やがて、ぼろぼろの縫いぐるみのような彼は、『栄養ちょっと足りてないんだよ〜』という感じでテケテケと走っていった。追いかけるまま顔を動かすと、脇の小さな木の下では、成猫さまが威風堂々と横たわっていらっしゃる。こちらは逃げるのも面倒よといわんばかりに私に目をくれると、そらそうともしない。――ああ、何時から此処は天国に?

いいよな、猫。
七夜月五日
蝉の声らしきものを聞く。

届くときには便りは重なるもの。久しき知人方より言の葉を頂く。
――生きてます。

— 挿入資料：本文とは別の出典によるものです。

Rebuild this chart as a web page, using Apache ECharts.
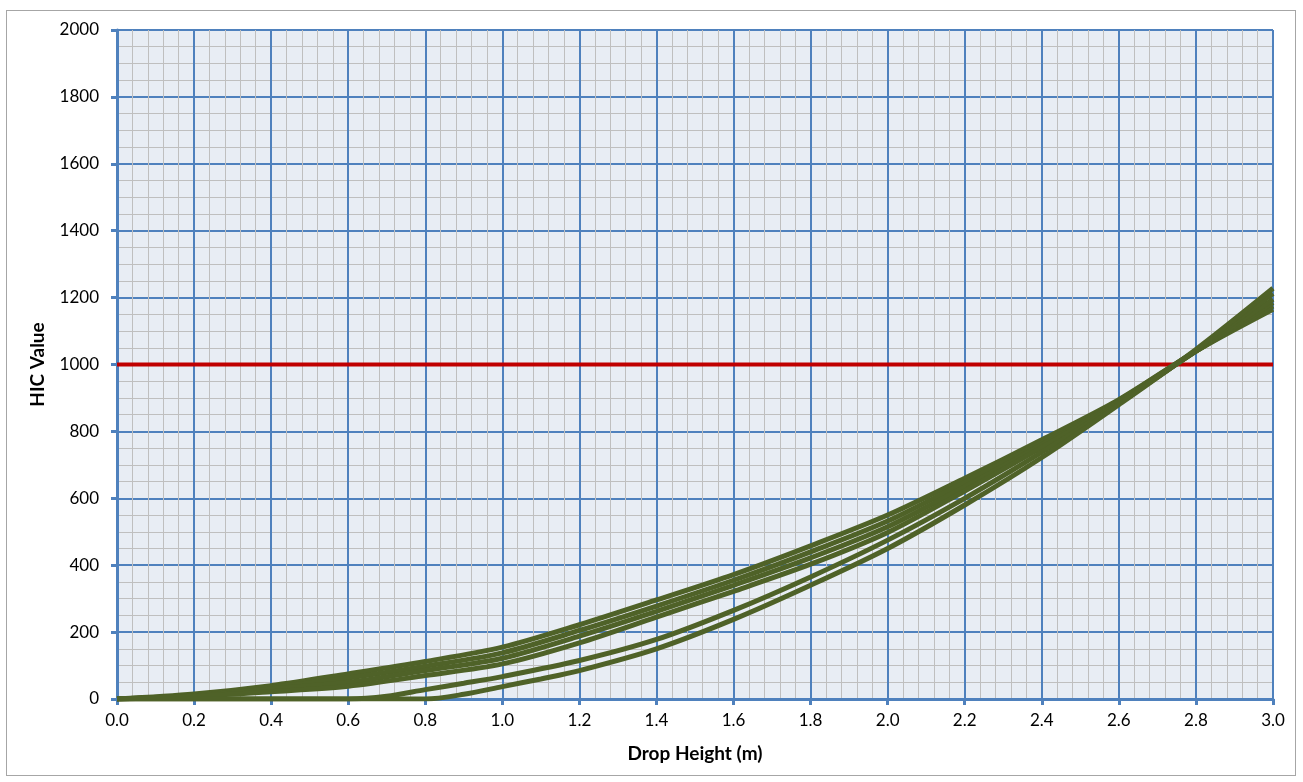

ここの更新が滞っていたのは、相変わらずの不精がなせるわざ。

本年蒔いた朝顔だが、蔓性のものを混ぜてみた。かなり元気な連中で、『明後日の朝には三メートルに届いてみせやすぜ、旦那!』と緑の全身で思いっきり主張している。勿論、とっくにネットの頂上など通り越している。
……どう絡めろっていうんだ……

一方、放置気味の蓮は未だ蕾の気配なし。小さな葉ばかり林立している。
水連の方が良かったかも知れぬ。

以上本日、ぐだぐだと。
七夜月一日
前日続き。

妙に眠れなかったので、早朝より散歩。まず新神社にて参拝。榊を振って祈る先客有り。
おみくじ矢など。面白いものを見かける。なお、灯籠の中にとぐろを巻く金物の蛇の置物があった。妙に引かれる良さがあり、思わず犯罪者になるべきか否か、真剣に迷う。

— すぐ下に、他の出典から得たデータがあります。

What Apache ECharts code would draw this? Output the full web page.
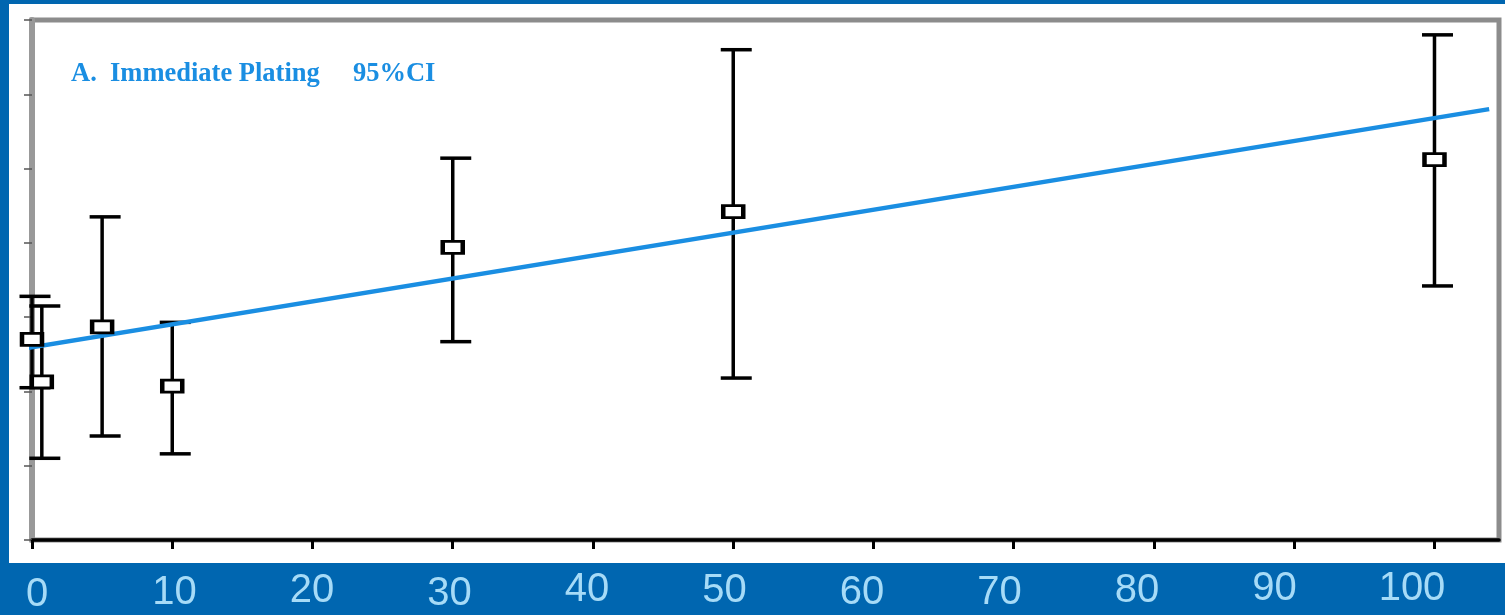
<!DOCTYPE html>
<html>
<head>
<meta charset="utf-8">
<script src="https://cdn.jsdelivr.net/npm/echarts@6/dist/echarts.min.js"></script>
<style>
html,body{margin:0;padding:0;background:#0066b0;}
#c{width:1505px;height:615px;}
</style>
</head>
<body>
<div id="c"></div>
<script>
// ---- data ----
const doseX   = [0, 0.7, 5, 10, 30, 50, 100];
const meanY   = [2.70, 2.13, 2.87, 2.07, 3.94, 4.42, 5.12];
const lowerY  = [2.05, 1.10, 1.40, 1.16, 2.67, 2.18, 3.42];
const upperY  = [3.28, 3.15, 4.35, 2.93, 5.14, 6.60, 6.80];
const fitX    = [-1.1, 103.9];
const fitY    = [2.56, 5.80];
const xTicks  = [0, 10, 20, 30, 40, 50, 60, 70, 80, 90, 100];
const xTickLabels = ['0','10','20','30','40','50','60','70','80','90','100'];
const titleText = 'A.  Immediate Plating     95%CI';

// label vertical stagger (style only)
const labelLift = [0, 2, 4, 1.5, 5, 4, 2, 2.5, 4.5, 6, 6];

const chart = echarts.init(document.getElementById('c'), null, {renderer: 'canvas'});

const rich = {};
labelLift.forEach((s, i) => {
  rich['s' + i] = {
    fontSize: 40,
    fontFamily: 'Liberation Sans, Arial, sans-serif',
    color: '#a6dbf7',
    padding: [0, 0, 2 * s, 0]
  };
});

const option = {
  backgroundColor: '#0066b0',
  animation: false,
  graphic: [{
    type: 'rect',
    z: -10,
    shape: {x: 9, y: 4, width: 1496, height: 559},
    style: {fill: '#ffffff'},
    silent: true
  }],
  title: {
    text: titleText,
    left: 71,
    top: 61,
    padding: 0,
    textStyle: {
      fontFamily: 'Liberation Serif, Times New Roman, serif',
      fontWeight: 'bold',
      fontSize: 26.5,
      color: '#1a8ee2'
    }
  },
  grid: [
    {left: 32, right: 6, top: 20, bottom: 75, show: true, borderColor: '#8c8c8c', borderWidth: 5, backgroundColor: 'transparent'},
    {left: 37, width: 1375, top: 0, height: 563, show: false}
  ],
  xAxis: [
    {
      type: 'value', gridIndex: 0, min: 0, max: 104.6, interval: 10,
      axisLine: {show: true, onZero: false, lineStyle: {color: '#000', width: 3.5}},
      axisTick: {show: true, customValues: xTicks, length: 9, lineStyle: {color: '#000', width: 3}},
      axisLabel: {show: false},
      splitLine: {show: false}
    },
    {
      type: 'value', gridIndex: 1, min: 0, max: 100, interval: 10,
      axisLine: {show: false},
      axisTick: {show: false},
      splitLine: {show: false},
      axisLabel: {
        show: true,
        margin: 36,
        verticalAlign: 'middle',
        formatter: function (v) {
          const i = xTicks.indexOf(v);
          if (i < 0) return '';
          return '{s' + i + '|' + xTickLabels[i] + '}';
        },
        rich: rich
      }
    }
  ],
  yAxis: [
    {
      type: 'value', gridIndex: 0, min: 0, max: 7, interval: 1,
      axisLine: {show: true, onZero: false, lineStyle: {color: '#999', width: 6}},
      axisTick: {show: true, length: 8, lineStyle: {color: '#555', width: 1.5}},
      axisLabel: {show: false},
      splitLine: {show: false}
    },
    {
      type: 'value', gridIndex: 1, min: 0, max: 1, show: false
    }
  ],
  series: [
    {
      type: 'custom',
      xAxisIndex: 0, yAxisIndex: 0,
      z: 2,
      data: doseX.map((x, i) => [x, lowerY[i], upperY[i]]),
      renderItem: function (params, api) {
        const x = api.value(0);
        const lo = api.coord([x, api.value(1)]);
        const hi = api.coord([x, api.value(2)]);
        const half = 15.5, off = 3;
        const st = {stroke: '#000', lineWidth: 3.5, fill: null};
        return {
          type: 'group',
          children: [
            {type: 'line', shape: {x1: lo[0], y1: lo[1], x2: hi[0], y2: hi[1]}, style: st},
            {type: 'line', shape: {x1: hi[0] - half + off, y1: hi[1], x2: hi[0] + half + off, y2: hi[1]}, style: st},
            {type: 'line', shape: {x1: lo[0] - half + off, y1: lo[1], x2: lo[0] + half + off, y2: lo[1]}, style: st}
          ]
        };
      },
      clip: false
    },
    {
      type: 'line',
      xAxisIndex: 0, yAxisIndex: 0,
      z: 3,
      data: fitX.map((x, i) => [x, fitY[i]]),
      showSymbol: false,
      symbol: 'none',
      clip: false,
      lineStyle: {color: '#1a8ee2', width: 4.5}
    },
    {
      type: 'scatter',
      xAxisIndex: 0, yAxisIndex: 0,
      z: 4,
      data: doseX.map((x, i) => [x, meanY[i]]),
      symbol: 'rect',
      symbolSize: [20, 12],
      clip: false,
      itemStyle: {color: '#fff', borderColor: '#000', borderWidth: 3.5, opacity: 1}
    }
  ]
};
chart.setOption(option);
</script>
</body>
</html>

後、ぶらぶら適当に。田の中や川沿いを行ったり来たり。芹川に出る。早朝だというのにかなりの釣り客。適当に見物しつつ、気がつけば琵琶湖。そのまま彦根城を眺め、のんびり戻る。
筋肉痛が時間差で来るのも、こういう時には有り難い。

昼前より行動。『とりきた』にて朝昼兼食し、そのまま琵琶湖一周に出る。蓮の名所では、まだ少し早く、蕾が数個、目に付くだけであった。湖北で謎の隠れ里と資料館を見物し、山の高みの展望所で素晴らしい景色と猿の群れに遭遇、また道沿いに見えた金の仏像にひかれ、石マニアっぽい寺を唐突に訪れてみたりと、適当に移動し続ける。

高島にて水鳥観察センターに入る。ちゃちい外見に反し、実にとても楽しめた。
据えつけられた望遠鏡で、ぼけらと琵琶湖の水鳥達を眺め続ける。川釣りで、延々変化し続ける水面を見ていて何時間たとうとも飽きない自分には、意外なほど合った。
珈琲もよろしく、満ち足りた一時。惜しむらくは、此処が近所ではなく琵琶湖の対岸に存在することか。

夕食で良い店が思いつかず、そのまま草津の『風火』まで行ってしまうことになる。
ちなみに、ネットの口コミでは滋賀ラーメンランキングの二位で、三位が昨日の『にっこう』だとか。
塩とろチャーシューと御飯ものを頼む。滅多に行けない店なので注文し過ぎた。後悔は無い。
ただ、他の御仁が頼んだつけ麺が実に美味であった。嗚呼、欲望だけが際限なく膨らんでゆく。

そんなこんなで解散。人間が近くに居た二日間であった。
とりあえず乱雑なまま、在りしこと、記す。